**What you have to do:** Find the word "diagram" in the records below. List each line containing it.

====== Records supplied

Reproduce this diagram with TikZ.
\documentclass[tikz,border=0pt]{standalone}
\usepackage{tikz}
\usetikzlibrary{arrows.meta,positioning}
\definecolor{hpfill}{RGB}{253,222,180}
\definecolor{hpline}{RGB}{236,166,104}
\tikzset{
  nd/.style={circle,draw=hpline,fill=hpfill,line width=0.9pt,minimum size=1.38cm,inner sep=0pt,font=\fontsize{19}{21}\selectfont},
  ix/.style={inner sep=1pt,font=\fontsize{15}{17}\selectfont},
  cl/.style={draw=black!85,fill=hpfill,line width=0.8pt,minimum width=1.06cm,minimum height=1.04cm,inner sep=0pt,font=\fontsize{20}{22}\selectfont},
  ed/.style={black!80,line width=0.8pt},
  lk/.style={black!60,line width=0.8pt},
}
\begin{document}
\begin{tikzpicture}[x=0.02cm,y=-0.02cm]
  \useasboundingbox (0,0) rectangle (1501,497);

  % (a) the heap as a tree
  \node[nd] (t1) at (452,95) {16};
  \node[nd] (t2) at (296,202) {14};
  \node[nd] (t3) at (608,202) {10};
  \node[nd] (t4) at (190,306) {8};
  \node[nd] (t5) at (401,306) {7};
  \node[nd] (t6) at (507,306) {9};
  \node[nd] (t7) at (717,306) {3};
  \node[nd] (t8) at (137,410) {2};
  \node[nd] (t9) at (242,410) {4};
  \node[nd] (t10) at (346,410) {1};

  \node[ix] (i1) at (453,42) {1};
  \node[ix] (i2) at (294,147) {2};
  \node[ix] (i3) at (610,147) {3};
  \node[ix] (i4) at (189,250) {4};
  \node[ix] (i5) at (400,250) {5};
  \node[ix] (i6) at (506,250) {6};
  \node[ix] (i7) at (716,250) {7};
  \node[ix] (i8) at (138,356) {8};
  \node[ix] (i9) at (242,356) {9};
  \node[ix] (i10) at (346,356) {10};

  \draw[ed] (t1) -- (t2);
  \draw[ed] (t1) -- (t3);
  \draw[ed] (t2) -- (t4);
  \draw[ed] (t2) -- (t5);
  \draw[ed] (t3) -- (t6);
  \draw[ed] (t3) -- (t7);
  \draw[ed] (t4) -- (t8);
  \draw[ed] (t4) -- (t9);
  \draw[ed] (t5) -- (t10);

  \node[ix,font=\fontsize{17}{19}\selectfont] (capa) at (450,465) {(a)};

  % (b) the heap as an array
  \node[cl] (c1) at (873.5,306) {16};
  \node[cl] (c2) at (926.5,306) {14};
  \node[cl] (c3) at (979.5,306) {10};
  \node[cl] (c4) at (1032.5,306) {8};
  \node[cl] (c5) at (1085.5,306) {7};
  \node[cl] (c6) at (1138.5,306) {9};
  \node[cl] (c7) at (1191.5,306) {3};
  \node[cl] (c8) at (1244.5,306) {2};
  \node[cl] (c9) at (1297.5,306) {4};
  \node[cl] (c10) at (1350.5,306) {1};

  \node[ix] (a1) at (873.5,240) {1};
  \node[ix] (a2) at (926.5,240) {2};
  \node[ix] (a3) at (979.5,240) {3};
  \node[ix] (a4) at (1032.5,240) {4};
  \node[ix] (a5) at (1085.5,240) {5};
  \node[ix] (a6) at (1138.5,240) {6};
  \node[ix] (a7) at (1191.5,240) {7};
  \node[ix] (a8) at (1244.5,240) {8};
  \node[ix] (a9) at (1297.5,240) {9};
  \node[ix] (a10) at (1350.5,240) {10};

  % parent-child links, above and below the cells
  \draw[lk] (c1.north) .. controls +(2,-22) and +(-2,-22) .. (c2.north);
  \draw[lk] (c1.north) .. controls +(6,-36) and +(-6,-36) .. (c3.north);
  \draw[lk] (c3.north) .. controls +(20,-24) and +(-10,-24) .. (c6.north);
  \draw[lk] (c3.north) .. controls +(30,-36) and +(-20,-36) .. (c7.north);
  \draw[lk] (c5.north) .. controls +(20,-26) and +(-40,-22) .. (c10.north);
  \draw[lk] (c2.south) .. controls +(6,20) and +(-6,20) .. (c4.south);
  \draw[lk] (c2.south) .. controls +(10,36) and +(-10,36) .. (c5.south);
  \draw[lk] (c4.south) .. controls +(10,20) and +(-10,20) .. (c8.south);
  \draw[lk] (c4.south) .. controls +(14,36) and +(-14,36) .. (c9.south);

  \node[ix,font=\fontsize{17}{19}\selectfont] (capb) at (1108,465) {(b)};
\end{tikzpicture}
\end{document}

============
====== Records supplied

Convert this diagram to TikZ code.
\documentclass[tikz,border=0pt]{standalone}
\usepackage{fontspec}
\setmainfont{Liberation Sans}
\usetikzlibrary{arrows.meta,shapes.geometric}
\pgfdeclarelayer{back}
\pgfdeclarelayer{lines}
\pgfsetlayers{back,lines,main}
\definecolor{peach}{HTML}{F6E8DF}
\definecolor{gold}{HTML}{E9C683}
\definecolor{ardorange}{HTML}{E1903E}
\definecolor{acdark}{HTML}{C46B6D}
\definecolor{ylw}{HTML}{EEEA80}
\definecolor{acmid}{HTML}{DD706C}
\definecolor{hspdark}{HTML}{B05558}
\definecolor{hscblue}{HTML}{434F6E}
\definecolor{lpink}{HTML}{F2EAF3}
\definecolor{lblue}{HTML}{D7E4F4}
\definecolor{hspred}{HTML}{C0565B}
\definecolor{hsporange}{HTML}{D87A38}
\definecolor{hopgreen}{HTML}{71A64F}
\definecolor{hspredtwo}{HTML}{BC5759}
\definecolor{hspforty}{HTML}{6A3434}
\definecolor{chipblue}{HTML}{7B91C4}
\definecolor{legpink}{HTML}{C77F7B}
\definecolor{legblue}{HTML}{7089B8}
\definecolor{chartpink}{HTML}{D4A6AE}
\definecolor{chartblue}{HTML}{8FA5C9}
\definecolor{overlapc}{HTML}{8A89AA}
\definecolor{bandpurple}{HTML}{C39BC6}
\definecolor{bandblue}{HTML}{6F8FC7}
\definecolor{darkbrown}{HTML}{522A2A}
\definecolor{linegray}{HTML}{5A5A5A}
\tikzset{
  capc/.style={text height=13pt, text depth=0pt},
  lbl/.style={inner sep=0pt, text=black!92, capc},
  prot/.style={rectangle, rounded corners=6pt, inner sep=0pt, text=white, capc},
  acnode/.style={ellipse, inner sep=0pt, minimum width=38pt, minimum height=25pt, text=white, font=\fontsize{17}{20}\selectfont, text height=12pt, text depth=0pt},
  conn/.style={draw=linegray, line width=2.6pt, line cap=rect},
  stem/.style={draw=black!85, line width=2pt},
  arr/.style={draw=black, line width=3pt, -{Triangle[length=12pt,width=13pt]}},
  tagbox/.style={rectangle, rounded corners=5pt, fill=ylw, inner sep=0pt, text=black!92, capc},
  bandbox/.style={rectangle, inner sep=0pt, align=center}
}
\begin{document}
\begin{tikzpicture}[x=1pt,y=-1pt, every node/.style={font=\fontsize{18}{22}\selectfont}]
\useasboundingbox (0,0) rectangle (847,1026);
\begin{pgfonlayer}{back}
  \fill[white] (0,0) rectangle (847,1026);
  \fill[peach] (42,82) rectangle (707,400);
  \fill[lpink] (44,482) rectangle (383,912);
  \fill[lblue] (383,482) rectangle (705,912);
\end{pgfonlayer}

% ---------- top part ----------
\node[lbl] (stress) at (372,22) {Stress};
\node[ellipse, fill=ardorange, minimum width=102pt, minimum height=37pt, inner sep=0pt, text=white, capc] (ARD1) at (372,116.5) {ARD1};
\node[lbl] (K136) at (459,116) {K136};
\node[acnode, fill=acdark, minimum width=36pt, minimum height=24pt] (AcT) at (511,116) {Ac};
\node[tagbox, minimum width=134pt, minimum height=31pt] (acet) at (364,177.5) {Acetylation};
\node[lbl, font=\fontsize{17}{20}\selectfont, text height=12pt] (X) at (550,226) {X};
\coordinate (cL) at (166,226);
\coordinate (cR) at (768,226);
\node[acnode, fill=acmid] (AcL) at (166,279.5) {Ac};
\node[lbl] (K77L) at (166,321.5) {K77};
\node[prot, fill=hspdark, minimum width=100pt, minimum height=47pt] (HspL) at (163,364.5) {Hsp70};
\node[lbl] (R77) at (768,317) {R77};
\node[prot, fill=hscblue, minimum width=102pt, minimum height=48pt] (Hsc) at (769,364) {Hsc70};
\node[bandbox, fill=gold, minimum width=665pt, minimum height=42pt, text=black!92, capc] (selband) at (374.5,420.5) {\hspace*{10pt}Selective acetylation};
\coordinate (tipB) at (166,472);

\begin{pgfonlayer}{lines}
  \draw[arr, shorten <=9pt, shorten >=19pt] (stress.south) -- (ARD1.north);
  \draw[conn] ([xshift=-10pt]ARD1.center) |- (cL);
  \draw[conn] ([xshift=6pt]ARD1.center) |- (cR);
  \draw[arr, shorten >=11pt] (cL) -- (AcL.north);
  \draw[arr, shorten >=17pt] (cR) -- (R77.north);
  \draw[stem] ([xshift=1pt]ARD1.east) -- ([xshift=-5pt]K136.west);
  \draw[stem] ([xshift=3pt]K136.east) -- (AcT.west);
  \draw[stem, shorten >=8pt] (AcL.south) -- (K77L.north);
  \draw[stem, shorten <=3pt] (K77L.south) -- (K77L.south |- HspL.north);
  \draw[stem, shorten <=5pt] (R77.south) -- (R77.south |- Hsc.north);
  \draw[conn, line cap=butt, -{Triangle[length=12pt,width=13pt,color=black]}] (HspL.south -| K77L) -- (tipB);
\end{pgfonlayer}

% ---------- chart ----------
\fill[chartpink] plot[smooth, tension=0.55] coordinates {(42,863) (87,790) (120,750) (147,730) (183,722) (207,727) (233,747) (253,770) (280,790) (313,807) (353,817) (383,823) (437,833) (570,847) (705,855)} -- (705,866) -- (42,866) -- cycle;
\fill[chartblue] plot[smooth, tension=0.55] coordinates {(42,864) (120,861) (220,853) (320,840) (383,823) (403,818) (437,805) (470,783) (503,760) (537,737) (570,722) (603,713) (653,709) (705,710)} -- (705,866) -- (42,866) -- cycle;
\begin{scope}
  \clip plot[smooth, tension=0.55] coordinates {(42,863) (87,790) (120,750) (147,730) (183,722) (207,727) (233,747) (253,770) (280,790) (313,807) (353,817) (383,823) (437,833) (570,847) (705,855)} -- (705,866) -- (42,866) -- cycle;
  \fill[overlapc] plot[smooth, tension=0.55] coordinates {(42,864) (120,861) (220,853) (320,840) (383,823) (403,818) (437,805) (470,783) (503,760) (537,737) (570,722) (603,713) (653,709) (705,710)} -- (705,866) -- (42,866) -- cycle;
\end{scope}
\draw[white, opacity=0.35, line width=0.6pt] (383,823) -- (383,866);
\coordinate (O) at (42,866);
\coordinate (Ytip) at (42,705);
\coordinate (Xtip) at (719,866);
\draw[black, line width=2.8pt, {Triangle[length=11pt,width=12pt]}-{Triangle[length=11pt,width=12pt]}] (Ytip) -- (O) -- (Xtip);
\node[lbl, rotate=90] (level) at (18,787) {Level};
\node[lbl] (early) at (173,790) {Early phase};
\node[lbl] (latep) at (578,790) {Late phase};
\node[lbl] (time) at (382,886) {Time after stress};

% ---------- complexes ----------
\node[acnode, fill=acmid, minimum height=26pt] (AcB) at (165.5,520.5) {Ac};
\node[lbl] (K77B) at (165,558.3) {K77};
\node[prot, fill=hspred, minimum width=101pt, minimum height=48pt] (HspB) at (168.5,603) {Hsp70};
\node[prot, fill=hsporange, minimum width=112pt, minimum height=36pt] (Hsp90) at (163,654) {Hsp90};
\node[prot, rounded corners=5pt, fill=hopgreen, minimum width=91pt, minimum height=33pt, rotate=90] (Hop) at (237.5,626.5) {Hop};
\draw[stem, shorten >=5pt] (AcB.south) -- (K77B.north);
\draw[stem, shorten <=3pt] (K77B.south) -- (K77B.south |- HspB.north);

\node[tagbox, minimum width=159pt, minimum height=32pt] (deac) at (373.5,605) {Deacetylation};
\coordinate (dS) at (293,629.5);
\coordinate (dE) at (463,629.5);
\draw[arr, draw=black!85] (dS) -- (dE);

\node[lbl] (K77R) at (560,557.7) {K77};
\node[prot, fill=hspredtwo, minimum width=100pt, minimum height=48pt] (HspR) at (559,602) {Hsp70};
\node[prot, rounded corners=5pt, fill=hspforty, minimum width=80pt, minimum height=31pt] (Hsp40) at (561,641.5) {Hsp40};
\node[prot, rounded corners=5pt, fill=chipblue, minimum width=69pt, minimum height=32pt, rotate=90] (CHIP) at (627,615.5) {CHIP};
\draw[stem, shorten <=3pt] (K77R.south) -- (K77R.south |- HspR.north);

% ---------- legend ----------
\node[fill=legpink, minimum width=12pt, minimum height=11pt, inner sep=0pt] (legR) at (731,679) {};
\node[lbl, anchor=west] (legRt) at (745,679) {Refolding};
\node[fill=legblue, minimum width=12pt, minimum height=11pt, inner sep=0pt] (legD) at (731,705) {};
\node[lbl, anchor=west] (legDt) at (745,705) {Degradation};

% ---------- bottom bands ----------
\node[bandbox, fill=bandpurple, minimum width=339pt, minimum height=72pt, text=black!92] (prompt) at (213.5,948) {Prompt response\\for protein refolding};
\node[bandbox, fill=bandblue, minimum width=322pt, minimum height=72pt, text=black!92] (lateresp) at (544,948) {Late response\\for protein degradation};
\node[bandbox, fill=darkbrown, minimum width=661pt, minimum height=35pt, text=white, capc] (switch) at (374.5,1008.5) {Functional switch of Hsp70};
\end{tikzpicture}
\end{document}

============

**Written answer:**
Reproduce this diagram with TikZ.
Convert this diagram to TikZ code.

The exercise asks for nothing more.